Copy all lines below containing "this".

● ● ●

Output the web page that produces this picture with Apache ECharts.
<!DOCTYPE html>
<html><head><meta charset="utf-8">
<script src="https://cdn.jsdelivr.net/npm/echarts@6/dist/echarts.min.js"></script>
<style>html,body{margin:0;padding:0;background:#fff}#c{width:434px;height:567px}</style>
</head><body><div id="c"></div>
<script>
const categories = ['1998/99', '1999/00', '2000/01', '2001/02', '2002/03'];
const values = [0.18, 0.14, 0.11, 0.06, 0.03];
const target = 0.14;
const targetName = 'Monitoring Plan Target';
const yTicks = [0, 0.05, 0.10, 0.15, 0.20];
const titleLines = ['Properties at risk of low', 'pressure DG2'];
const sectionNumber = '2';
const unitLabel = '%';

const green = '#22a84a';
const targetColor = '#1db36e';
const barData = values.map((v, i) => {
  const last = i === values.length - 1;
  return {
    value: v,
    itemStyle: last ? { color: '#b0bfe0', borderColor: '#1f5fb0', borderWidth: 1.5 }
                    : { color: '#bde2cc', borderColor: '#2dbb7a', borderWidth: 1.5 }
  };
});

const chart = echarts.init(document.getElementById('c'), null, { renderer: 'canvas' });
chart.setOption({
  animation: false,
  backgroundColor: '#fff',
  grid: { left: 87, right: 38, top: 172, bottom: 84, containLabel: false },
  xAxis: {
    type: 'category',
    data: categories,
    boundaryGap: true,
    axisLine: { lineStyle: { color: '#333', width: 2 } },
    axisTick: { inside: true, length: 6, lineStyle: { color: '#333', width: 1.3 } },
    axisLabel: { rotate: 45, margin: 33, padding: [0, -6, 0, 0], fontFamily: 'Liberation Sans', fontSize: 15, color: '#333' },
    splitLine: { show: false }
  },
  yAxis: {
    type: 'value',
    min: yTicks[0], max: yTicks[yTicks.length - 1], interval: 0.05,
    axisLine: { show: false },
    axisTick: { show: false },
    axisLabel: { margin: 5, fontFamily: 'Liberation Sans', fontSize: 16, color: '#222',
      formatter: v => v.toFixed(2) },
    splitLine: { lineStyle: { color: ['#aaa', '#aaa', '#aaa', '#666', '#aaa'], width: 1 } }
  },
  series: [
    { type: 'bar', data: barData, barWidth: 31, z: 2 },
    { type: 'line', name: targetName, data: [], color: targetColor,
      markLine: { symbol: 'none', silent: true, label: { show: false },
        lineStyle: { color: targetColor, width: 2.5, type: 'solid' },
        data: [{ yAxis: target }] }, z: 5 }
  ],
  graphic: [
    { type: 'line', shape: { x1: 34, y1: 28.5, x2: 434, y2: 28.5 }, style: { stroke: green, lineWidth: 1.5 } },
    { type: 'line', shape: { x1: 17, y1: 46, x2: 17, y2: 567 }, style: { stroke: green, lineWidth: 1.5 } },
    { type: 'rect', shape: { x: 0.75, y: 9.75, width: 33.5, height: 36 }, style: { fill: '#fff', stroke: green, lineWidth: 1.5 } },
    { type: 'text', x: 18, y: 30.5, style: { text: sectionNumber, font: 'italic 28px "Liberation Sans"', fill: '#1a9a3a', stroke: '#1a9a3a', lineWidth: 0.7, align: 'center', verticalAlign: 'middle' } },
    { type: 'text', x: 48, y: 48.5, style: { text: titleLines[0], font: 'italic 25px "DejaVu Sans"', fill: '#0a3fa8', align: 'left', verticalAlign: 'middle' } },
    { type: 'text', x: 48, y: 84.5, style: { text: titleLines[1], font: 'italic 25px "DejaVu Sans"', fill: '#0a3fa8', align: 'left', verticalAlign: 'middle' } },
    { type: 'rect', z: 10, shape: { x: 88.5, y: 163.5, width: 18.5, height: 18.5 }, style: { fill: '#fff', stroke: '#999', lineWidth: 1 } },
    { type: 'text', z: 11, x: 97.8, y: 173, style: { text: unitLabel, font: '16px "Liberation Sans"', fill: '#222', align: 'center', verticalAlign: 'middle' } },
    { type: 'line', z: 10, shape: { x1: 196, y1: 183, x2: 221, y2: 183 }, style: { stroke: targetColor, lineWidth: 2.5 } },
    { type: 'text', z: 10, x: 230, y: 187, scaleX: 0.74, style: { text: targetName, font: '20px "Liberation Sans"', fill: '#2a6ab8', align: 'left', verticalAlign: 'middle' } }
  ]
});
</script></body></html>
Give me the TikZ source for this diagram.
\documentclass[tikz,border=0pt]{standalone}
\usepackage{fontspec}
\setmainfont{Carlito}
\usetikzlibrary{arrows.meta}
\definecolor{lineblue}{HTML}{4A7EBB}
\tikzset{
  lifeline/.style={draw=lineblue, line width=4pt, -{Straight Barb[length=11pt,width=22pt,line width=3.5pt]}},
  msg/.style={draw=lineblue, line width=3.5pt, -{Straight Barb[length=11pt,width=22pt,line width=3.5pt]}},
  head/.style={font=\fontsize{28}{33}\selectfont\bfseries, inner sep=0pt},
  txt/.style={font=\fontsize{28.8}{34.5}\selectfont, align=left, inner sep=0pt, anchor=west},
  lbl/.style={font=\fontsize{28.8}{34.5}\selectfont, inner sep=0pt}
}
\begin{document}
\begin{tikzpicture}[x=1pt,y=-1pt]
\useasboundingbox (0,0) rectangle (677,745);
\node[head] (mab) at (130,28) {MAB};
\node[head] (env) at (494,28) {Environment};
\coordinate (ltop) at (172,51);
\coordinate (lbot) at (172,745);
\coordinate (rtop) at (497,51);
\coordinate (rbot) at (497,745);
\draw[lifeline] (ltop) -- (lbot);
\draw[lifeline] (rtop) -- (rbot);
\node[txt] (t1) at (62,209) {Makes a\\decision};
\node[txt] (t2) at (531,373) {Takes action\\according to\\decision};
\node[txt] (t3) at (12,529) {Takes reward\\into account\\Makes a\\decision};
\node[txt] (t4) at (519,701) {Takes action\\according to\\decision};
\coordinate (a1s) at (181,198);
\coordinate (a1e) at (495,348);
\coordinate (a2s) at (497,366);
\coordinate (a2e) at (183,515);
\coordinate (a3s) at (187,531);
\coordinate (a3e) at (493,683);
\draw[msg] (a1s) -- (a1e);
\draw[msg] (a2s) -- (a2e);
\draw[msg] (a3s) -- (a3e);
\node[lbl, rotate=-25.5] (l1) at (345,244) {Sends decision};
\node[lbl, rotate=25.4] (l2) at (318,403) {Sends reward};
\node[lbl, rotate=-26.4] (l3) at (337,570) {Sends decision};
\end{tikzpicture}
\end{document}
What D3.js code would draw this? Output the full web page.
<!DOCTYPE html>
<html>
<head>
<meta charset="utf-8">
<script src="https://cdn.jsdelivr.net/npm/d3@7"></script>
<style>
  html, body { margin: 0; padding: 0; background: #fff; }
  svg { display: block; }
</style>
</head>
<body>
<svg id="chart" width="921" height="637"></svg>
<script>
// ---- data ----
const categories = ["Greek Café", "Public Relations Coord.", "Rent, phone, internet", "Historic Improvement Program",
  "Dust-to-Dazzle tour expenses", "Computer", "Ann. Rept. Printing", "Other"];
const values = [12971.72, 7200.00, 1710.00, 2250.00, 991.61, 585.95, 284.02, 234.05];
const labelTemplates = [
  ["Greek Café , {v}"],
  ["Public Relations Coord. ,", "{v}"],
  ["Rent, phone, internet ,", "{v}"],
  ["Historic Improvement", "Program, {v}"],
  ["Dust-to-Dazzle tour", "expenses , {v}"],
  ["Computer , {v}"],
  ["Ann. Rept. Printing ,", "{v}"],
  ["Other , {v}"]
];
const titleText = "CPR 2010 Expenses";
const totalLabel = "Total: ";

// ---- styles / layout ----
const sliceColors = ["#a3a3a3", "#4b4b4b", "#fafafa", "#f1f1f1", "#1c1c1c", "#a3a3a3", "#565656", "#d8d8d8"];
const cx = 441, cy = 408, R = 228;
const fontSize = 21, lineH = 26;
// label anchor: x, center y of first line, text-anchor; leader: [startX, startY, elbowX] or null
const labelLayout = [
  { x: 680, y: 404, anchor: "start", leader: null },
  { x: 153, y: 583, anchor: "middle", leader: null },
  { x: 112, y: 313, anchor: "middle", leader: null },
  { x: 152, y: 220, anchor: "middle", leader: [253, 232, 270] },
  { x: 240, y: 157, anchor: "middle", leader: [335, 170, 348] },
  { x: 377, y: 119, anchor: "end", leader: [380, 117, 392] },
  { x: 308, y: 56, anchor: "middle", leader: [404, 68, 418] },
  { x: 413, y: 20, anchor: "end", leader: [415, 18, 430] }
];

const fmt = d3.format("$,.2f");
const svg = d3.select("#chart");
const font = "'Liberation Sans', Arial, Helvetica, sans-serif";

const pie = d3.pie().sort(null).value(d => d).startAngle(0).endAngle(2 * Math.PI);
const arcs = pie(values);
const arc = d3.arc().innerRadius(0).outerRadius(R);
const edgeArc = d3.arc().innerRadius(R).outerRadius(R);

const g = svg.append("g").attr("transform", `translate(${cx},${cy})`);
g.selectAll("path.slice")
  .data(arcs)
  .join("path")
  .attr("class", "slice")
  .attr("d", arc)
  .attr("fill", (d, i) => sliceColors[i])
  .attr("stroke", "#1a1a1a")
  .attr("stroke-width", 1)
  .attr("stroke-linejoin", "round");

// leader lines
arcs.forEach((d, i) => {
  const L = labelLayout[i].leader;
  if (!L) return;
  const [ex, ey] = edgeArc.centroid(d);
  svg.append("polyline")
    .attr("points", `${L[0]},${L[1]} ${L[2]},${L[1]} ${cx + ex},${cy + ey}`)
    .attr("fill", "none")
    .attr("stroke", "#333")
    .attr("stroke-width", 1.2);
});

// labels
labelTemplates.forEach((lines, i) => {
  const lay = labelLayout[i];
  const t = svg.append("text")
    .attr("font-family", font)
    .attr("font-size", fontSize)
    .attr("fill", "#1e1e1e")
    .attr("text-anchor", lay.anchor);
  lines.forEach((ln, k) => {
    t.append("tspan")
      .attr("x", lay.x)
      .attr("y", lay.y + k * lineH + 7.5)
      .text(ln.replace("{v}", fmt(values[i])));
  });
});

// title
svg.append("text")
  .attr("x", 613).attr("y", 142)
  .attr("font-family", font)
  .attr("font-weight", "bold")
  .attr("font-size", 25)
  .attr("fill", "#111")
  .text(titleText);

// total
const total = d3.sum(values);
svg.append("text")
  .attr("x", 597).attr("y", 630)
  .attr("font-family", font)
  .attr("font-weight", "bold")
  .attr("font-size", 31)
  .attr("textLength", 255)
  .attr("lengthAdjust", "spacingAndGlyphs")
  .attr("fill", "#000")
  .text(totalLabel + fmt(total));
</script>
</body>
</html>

● ● ●

Problem solution:
Output the web page that produces this picture with Apache ECharts.
Give me the TikZ source for this diagram.
What D3.js code would draw this? Output the full web page.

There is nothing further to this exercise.